Imagine a future
where all individuals have their own private data acounts. These data acounts will not just hold people’s data, but also their history and memories, and they can share as much or as little of the data with whomever they please, whether it’s friends, family, companies, healthcare providers or government.
Then imagine the data acount is private, and completely owned by the individual
legally and technically within a database, made intelligent with a containerised ‘micro server’. It is able to go wherever its owner goes, available on demand on their phone, and can be used to fill in forms on the Internet, gain personalised offers or quotations to complement items they have bought previously. More importantly, this acount can use a person’s own data to help them make better decisions, gain insights into their spending or fitness habits, and call up their own personal memory bot.
This data acount is available now
and it’s called the HAT – the Hub-of-All-Things. It was built by a team of researchers from a £1.2m RCUK grant project among 6 UK Universities. The technology was then released as open sourced.

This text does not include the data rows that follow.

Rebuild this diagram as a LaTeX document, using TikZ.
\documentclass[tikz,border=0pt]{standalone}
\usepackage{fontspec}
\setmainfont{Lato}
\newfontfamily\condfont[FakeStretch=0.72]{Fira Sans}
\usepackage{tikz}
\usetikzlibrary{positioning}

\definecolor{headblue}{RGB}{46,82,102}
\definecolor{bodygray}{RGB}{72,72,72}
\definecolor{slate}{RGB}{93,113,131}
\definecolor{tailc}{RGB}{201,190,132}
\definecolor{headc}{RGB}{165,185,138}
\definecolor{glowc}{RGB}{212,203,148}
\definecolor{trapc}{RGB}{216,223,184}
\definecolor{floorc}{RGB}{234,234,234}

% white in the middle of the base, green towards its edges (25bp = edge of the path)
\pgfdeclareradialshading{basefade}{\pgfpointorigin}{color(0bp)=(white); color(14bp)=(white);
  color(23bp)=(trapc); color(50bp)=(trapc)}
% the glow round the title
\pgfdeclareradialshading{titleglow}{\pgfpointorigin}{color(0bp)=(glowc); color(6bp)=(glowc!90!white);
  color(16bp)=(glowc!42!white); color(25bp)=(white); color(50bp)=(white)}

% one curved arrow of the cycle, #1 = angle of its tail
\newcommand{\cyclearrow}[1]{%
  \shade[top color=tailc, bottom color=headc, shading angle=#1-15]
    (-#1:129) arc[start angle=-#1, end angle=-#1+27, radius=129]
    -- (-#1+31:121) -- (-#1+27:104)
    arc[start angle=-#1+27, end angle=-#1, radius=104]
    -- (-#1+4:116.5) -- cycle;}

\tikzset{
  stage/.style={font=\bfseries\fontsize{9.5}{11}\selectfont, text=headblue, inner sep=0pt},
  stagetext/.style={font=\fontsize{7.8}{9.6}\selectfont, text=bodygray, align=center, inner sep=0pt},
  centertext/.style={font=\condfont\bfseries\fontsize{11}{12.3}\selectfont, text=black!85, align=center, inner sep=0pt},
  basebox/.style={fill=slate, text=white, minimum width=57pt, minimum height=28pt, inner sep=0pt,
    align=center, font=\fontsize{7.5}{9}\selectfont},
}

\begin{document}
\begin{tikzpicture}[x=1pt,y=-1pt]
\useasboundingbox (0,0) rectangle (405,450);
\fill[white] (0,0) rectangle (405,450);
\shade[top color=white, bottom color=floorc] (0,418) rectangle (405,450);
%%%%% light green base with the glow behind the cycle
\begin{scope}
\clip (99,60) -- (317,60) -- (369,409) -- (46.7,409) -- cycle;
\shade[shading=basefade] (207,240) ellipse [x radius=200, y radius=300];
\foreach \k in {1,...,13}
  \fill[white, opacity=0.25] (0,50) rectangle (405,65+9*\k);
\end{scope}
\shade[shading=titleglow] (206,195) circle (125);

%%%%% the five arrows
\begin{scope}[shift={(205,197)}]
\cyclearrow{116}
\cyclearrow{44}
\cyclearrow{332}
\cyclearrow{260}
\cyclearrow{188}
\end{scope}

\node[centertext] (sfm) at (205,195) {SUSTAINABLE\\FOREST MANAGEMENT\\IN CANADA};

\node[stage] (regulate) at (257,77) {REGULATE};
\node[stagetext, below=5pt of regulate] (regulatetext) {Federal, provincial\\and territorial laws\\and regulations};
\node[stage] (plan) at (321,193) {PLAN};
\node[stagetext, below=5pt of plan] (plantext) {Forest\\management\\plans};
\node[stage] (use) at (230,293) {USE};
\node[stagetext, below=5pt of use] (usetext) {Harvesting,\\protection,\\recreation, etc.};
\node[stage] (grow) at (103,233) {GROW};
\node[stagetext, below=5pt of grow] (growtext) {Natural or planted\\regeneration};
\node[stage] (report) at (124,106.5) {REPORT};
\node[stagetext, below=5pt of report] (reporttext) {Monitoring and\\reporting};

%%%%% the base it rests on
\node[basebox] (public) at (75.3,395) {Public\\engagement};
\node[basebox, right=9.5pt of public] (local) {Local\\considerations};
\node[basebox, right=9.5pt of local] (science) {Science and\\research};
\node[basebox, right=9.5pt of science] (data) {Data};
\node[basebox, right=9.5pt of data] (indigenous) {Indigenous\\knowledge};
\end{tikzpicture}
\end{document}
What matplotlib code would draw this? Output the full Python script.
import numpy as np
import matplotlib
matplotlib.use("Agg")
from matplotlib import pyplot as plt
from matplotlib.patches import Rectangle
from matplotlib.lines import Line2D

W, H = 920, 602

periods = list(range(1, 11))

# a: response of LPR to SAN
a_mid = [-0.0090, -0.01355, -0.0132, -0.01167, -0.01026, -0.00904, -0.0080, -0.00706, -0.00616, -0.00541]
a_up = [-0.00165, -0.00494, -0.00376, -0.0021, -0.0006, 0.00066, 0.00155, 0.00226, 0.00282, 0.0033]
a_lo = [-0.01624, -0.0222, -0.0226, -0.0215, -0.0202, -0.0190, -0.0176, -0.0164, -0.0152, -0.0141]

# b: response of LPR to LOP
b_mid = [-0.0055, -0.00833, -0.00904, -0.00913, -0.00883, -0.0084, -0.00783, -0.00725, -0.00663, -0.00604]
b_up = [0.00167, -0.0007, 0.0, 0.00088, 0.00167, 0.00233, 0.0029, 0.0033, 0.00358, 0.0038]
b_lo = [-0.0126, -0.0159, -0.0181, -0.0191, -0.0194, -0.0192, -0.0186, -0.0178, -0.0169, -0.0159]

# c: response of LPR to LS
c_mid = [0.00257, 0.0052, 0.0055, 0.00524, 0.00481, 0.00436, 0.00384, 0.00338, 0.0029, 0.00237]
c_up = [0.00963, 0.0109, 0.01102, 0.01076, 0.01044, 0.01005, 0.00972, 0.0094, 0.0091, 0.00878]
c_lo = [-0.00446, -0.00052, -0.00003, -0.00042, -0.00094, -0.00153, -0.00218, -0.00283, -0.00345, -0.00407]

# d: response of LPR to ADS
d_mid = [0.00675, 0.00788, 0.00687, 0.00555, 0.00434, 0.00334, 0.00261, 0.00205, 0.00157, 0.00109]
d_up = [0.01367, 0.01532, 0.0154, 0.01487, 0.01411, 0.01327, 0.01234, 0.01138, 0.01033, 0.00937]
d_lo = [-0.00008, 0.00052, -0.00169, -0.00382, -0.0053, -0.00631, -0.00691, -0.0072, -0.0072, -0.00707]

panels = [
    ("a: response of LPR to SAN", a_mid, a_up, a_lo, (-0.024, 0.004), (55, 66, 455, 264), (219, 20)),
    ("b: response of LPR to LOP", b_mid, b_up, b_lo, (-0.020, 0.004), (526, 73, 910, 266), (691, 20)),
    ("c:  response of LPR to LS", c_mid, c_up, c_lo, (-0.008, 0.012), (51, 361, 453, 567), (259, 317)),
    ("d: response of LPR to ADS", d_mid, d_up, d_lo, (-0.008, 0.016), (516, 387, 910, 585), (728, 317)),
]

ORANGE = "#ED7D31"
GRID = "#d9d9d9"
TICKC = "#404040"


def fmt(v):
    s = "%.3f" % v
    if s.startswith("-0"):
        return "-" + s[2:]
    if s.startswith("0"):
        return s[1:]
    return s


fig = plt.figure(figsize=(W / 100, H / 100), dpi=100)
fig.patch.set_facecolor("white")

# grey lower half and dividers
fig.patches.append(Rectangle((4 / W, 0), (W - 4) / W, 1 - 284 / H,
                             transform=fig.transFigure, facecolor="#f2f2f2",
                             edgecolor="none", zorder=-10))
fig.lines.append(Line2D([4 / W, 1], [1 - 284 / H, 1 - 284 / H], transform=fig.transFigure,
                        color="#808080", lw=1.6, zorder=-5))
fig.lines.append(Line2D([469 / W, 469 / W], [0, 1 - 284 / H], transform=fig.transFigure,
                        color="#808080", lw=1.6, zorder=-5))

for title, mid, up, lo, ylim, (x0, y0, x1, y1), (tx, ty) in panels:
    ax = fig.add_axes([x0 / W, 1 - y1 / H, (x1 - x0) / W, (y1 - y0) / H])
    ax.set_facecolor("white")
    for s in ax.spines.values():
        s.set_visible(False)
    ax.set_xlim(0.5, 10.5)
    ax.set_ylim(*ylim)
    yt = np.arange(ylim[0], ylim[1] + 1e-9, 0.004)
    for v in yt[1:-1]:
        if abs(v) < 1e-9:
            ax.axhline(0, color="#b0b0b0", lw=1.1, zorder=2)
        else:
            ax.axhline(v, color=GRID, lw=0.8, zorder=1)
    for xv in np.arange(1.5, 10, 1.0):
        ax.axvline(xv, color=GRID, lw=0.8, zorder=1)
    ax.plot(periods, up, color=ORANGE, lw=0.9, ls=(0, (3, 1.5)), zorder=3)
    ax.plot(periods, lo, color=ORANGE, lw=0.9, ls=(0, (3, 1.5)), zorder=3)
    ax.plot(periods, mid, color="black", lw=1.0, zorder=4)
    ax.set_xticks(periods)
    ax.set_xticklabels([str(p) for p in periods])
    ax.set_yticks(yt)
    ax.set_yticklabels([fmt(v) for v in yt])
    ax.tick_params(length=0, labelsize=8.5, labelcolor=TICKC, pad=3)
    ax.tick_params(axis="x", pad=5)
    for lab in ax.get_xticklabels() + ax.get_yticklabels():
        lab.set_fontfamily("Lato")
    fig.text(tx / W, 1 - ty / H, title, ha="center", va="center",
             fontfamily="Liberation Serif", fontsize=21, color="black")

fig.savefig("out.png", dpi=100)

However, the project recognised that it wasn’t just the technology that needed designing but the entire ecosystem, with its own rules, services, transactions and economic and business models. Six briefing papers were published on how the ecosystem should be implemented and governed.

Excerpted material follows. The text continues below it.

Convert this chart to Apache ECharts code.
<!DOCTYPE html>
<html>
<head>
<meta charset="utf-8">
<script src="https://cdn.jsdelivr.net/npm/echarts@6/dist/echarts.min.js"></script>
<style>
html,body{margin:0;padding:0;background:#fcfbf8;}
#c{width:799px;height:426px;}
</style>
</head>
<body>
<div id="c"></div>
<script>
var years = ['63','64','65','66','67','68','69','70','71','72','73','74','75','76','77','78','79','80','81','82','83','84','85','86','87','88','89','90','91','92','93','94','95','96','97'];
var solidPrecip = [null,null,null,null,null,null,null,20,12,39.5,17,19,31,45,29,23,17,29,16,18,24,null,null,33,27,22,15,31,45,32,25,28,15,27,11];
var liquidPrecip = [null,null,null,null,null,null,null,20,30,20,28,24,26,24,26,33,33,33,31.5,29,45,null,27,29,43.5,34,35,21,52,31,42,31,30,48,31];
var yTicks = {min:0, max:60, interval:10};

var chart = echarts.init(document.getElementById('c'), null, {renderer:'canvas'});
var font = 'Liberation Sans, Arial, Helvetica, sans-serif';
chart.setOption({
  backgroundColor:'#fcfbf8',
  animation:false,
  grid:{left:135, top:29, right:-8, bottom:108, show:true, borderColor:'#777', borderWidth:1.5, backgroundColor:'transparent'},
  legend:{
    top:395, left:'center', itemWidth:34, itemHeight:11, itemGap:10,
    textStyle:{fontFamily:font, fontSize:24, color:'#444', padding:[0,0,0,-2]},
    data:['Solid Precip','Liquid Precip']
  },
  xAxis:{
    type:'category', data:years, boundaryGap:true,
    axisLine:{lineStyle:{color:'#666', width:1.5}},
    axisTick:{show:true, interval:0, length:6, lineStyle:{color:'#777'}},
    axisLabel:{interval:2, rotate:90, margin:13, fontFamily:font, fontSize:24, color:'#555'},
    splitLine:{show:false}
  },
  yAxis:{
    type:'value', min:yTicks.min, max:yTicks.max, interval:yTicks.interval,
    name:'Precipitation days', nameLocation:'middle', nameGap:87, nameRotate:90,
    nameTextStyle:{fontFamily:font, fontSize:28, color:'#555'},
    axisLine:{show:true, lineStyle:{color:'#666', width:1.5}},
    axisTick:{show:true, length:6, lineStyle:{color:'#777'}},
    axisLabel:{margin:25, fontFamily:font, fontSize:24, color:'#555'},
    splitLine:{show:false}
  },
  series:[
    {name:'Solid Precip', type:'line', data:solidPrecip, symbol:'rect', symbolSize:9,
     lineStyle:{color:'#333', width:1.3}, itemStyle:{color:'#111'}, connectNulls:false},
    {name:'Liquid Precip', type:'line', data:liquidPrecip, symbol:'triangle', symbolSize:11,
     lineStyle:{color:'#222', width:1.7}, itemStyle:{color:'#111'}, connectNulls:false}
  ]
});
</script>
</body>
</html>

The project was handed over to the newly founded HAT Community Foundation and HAT Data Exchange Ltd (HATDeX) in February 2016, who were tasked with the implementation of the ecosystem. Over the course of 2016, the group developed the HAT into a viable offering and released it in November 2016 along with a technology suite of services to facilitate private and market data exchanges.
Direct relationship with companies
The HAT private data account allows individuals to be in full control of whom to share the data with. Companies can finally provision HAT data accounts to their customers (and their staff) and request for data from them, in return for services, instead of requesting from third party sources. One place for all your customers’ data, owned and controlled by customers themselves, as it should be.
To govern this system, a global standard for personal data exchanges is needed
HATDeX is a commercial organisation that manages all the HAT data exchanges in the system, implementing the research-led global standard for personal data exchanges between different HAT providers and individuals worldwide. HATDeX is in turn regulated by the HAT Community Foundation, a non-profit organisation of which all HAT users (called HATTERs) are collectively part, and which also certifies and regulates all HAT organisations for privacy, security and confidentiality. The Foundation takes 30% of HATDeX dividend payouts and owns one guardian share in HATDeX.
The HAT ecosystem is a community
of innovators, researchers, organisations and users who collectively believe in personal data empowerment and control. Even though HATDeX manages and updates the open source code repository, no one really owns the HAT technology. It is free for partners to commercialise, so it depends on the community to build on it and, if they choose to, share what they have built with one another.